By Poonam Kirpal
Undoubtedly, there is divinity in the air in Bhutan. The Kuensel Phodrang nature park has one of the largest statues of Shakyamuni Buddha in the world. Most of the walkways are lined with prayer wheels. While walking to work or leisure, everyone just pushes the wheels and gets blessings from the Almighty. When attired in one’s own traditional dress and pushing a prayer wheel every now and then, how can a wicked thought enter one’s pure body?
My husband and I had been in Bhutan a few days – visiting Thimpu’s Motithang Takin Preserve; Punakha, where we saw dzongs (forts) and shrines; and the Dochula Pass where we got a mesmerizing glimpse of the Himalayan kingdom – before we reached Paro.
All through our sightseeing tour, our enthusiastic guide kept preparing us for the most impressive sight which we were to see. It was the Paro Taktsang monastery, well known as the Tiger’s Nest temple, perched precariously on the edge of a 1,200 metre cliff. It was a five-mile trek up to 10,240 feet.

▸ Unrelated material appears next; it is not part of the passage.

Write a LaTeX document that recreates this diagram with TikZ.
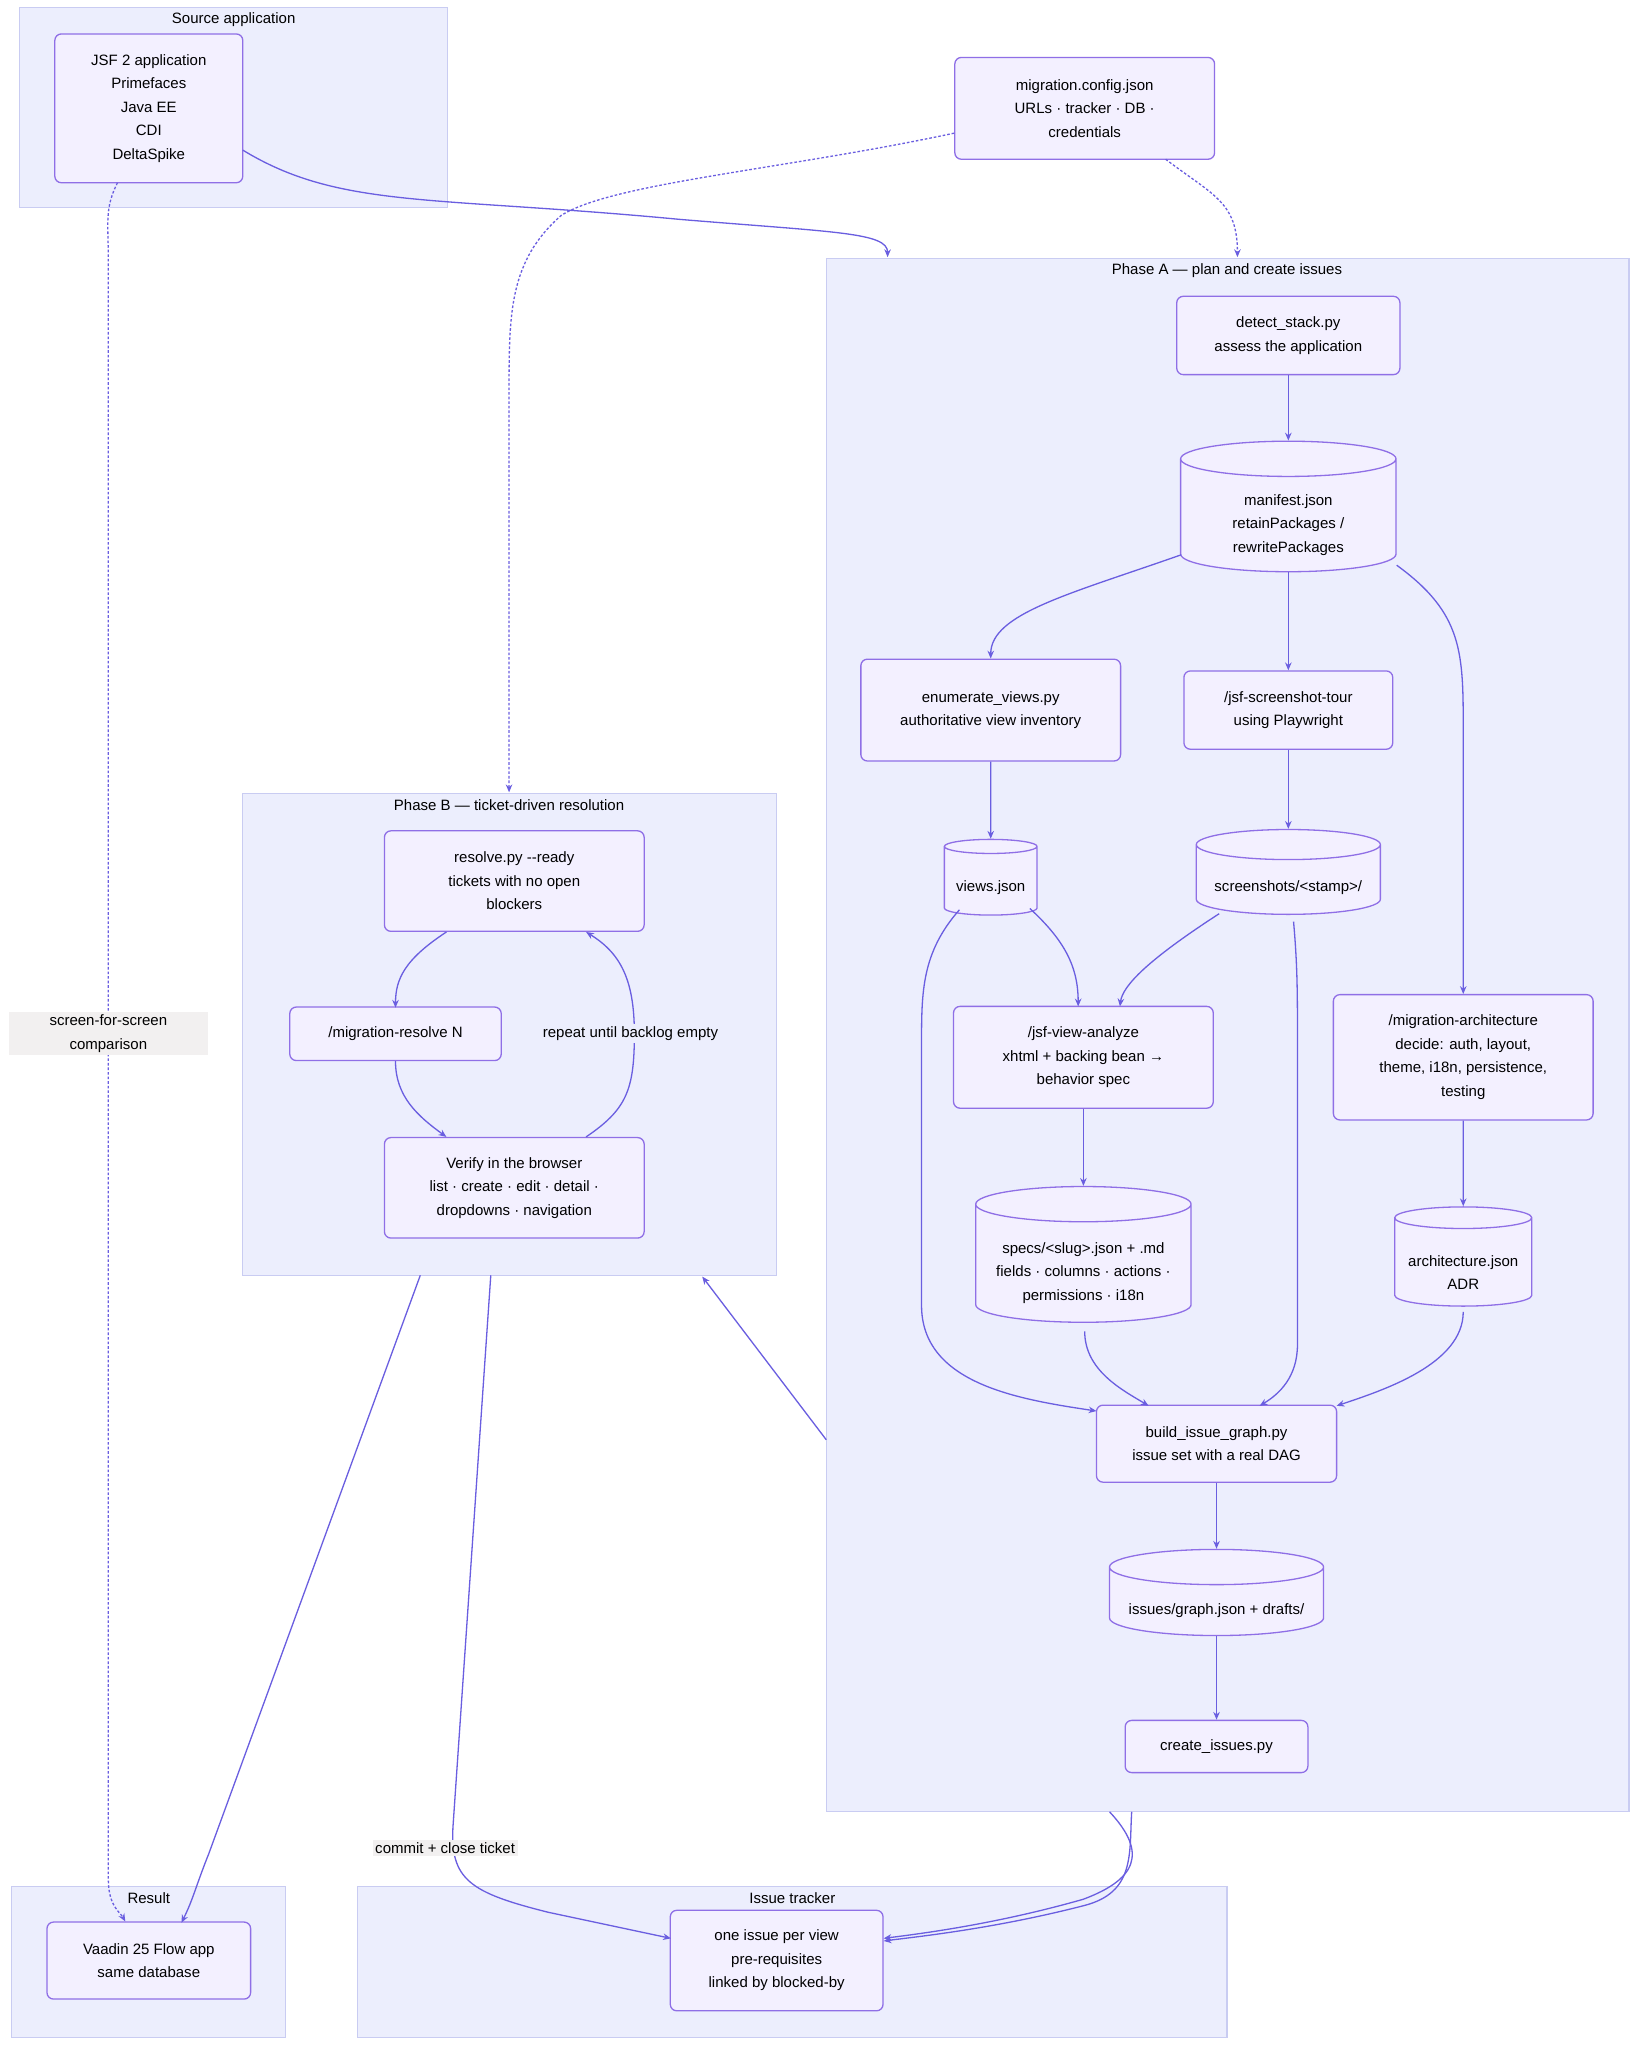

Our guide said he could do it in two hours’ time. It seemed a bit daunting to us. We told him that we were no spring chickens and may not be able to do it. However, in his pleasant manner, he assured us that he would carry us up if required. Of course, we dismissed this proposal of his as totally ridiculous.
The day arrived when we were to leave for the uphill hike. We started apprehensively at 10 am armed with walking sticks and comfortable walking shoes. Unlike our holy uphill pilgrimages in northern India like Naina Devi and Vaishno Devi, where there is an abundance of food stops and tea breaks, this one is devoid of any distractions.
When you reach halfway up, there is a midway restaurant with decent restrooms. Our animated guide told us that many countries had come forward to finance a road leading up to the Tiger’s Nest but their beloved Royal Highness had declined such proposals to maintain the sanctity of the monastery.
While going up, I did feel that the king was unreasonable as the hike was really tedious, steep and unruly. I almost gave up a number of times. At one point, we heard a young couple with their guide complaining about the treacherous trudge. He pointed to the two of us midlifers and said, “If they can do it, so can you.” The woman asked wistfully, “How old do you think they are?”
His answer transported me to the seventh heaven. I heard him say they must be 40 or 50 years at least. It was music to our sexagenarian ears! I came closer and said that we are over 60. I think the woman almost passed out and our guide, who until now didn’t know how old we were, looked at us with reverence. We were older than his parents! After this, he addressed me as mama.
The route was precarious as there was practically no road. We were so busy concentrating on not falling and moving up slowly that we didn’t realise we had reached the halfway mark. This feat would not have been possible without the gentle prodding and encouragement of our affable guide. Some people turned back from here. We had set aside the whole day for this excursion and were in no hurry to return to our hotel room, so we decided to continue.
Making slow but steady progress, we kept trudging along. On the way, we joked, “What if night falls and we are stuck?” Our quick-witted guide told us not to worry as he had friends up in the temple who would put us up for the night. Accompanied by extremely pleasant company, determination and a lot of effort, lo and behold, we reached the summit.
Reaching the top, I almost felt we had conquered the Everest. I can imagine the thrill and excitement of mountaineers who achieve near impossible feats. I was so glad that we hadn’t give up and that the King of Bhutan had not succumbed to the Japanese to pave a road.
Coming down was not as easy as I had thought. When I looked down at the path we had taken up, I couldn’t believe we had climbed all the way up. It was steep, unruly, rocky, narrow – in short, perilous with a lot of loose earth flying around as the terrain was dry. We accomplished our mission in about five hours instead of the expected two hours. But we were ecstatic with our achievement.
At night, we soaked our worn-out feet in salted hot water and used the electric warm mattress to sleep on. The next morning, believe it or not, we were fit as fiddles ready to face another great day in Bhutan. It was an exciting day as we drove up to the Chele La Mountain Pass at a height of 12,000 feet. After parking the car, we decided to scale another mound a couple of metres high to enjoy a panoramic view of the surroundings.
The experience taught me that we often hold back due to the fear of something going wrong. On the contrary, if we bend a bit we can experience many escapades that may leave us with memories that will always cheer us. I remember one such exhilarating experience when I ventured to do paragliding in Manali. I was cautioned because of my age but I later realised that age has nothing to do with it.
Everyone is at equal risk and entitled to the feeling of thrill at the end of the venture. We should not hold back, but to bend till we break is also not wise. A little bit of grit, a spirit of adventure and oodles of common sense should decide what our body and mind can digest at our glorious dusk years.